Stated goal
Print the lines of the listing below verbatim from its first line through the line bearing "const prepulseIntensity = [1e-6, 0.11];". Any pictures are to be omitted.

● ● ●

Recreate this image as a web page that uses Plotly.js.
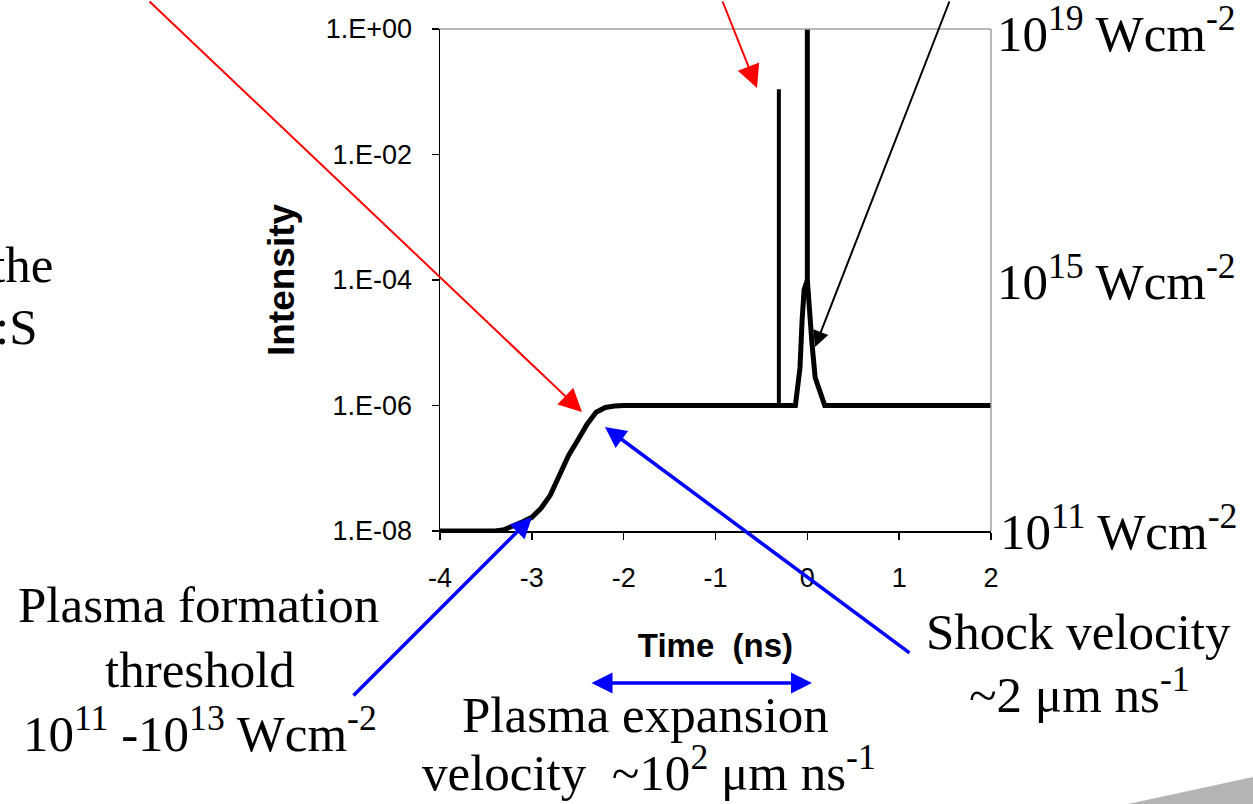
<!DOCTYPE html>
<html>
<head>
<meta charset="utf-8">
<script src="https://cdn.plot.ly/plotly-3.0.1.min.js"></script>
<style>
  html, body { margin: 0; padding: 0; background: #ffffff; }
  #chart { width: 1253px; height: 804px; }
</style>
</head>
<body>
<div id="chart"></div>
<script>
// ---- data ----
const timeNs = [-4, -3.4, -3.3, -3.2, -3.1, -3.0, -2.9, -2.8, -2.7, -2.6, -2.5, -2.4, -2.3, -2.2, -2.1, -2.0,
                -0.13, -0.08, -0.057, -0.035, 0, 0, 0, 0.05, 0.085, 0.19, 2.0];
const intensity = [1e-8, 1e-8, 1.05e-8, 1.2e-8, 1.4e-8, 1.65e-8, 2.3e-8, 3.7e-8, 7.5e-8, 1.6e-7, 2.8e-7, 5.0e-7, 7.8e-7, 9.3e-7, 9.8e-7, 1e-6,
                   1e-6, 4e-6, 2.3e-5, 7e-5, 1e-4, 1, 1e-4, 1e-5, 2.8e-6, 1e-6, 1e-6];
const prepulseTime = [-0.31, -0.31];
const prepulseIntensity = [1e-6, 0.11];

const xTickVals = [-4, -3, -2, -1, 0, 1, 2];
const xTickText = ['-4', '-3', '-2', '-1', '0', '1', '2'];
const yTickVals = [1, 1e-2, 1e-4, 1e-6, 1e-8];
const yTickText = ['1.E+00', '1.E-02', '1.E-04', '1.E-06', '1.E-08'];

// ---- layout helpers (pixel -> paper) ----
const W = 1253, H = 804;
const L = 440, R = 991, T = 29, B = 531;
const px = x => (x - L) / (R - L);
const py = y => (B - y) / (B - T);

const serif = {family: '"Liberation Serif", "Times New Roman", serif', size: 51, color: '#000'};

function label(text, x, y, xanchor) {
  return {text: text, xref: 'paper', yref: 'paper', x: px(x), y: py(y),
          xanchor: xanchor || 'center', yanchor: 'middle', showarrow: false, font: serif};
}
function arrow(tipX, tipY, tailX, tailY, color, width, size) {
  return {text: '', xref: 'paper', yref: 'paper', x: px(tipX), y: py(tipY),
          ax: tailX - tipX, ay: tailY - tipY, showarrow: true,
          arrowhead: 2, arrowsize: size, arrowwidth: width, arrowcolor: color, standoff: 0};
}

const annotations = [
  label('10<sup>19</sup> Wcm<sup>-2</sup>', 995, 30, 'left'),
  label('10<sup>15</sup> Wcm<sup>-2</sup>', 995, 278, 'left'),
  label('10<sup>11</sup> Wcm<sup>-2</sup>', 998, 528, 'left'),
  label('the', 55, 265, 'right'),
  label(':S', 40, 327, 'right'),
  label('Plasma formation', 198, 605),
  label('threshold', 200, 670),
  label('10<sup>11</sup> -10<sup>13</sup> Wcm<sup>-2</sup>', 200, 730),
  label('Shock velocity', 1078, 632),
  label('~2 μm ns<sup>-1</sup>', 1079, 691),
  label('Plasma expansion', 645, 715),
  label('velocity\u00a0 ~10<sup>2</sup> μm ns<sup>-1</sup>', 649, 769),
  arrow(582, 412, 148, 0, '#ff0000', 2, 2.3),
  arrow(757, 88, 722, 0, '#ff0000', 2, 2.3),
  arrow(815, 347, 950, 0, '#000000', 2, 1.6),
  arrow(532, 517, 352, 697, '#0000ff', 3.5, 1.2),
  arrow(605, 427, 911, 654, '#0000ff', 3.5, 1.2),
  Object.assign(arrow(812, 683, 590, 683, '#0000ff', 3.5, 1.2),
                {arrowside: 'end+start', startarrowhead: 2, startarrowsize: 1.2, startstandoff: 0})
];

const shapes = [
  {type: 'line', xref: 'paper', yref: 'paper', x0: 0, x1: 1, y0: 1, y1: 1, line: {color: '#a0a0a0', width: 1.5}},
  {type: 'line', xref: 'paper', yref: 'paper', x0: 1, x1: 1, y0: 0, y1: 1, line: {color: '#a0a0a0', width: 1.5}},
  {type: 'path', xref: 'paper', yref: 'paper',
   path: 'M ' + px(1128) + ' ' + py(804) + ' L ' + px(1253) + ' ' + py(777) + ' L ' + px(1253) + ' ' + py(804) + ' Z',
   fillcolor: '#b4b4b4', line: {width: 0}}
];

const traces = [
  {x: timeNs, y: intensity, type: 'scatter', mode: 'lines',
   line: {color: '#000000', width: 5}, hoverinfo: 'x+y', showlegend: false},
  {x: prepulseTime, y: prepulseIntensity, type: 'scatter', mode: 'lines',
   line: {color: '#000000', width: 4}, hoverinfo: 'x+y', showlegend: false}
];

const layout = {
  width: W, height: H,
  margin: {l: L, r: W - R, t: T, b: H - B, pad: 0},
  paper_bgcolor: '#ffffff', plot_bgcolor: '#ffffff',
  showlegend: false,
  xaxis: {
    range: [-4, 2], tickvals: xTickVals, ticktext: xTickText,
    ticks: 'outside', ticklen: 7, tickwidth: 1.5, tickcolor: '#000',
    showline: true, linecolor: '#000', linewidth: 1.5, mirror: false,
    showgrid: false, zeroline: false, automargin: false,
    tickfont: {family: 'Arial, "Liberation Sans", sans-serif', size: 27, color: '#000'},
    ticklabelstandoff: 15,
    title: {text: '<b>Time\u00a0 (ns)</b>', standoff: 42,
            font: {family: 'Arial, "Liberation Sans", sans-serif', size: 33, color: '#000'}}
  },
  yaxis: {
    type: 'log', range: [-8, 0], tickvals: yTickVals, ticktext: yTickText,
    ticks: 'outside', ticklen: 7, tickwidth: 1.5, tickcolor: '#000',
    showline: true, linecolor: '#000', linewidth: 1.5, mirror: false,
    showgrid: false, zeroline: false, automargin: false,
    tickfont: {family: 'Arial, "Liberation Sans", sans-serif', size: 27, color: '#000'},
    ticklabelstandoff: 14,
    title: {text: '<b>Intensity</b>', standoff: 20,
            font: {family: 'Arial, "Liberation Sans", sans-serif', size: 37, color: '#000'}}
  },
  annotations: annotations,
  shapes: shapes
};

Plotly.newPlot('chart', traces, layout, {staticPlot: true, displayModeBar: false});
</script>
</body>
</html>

● ● ●

Result of this exercise
Recreate this image as a web page that uses Plotly.js.
<!DOCTYPE html>
<html>
<head>
<meta charset="utf-8">
<script src="https://cdn.plot.ly/plotly-3.0.1.min.js"></script>
<style>
  html, body { margin: 0; padding: 0; background: #ffffff; }
  #chart { width: 1253px; height: 804px; }
</style>
</head>
<body>
<div id="chart"></div>
<script>
// ---- data ----
const timeNs = [-4, -3.4, -3.3, -3.2, -3.1, -3.0, -2.9, -2.8, -2.7, -2.6, -2.5, -2.4, -2.3, -2.2, -2.1, -2.0,
                -0.13, -0.08, -0.057, -0.035, 0, 0, 0, 0.05, 0.085, 0.19, 2.0];
const intensity = [1e-8, 1e-8, 1.05e-8, 1.2e-8, 1.4e-8, 1.65e-8, 2.3e-8, 3.7e-8, 7.5e-8, 1.6e-7, 2.8e-7, 5.0e-7, 7.8e-7, 9.3e-7, 9.8e-7, 1e-6,
                   1e-6, 4e-6, 2.3e-5, 7e-5, 1e-4, 1, 1e-4, 1e-5, 2.8e-6, 1e-6, 1e-6];
const prepulseTime = [-0.31, -0.31];
const prepulseIntensity = [1e-6, 0.11];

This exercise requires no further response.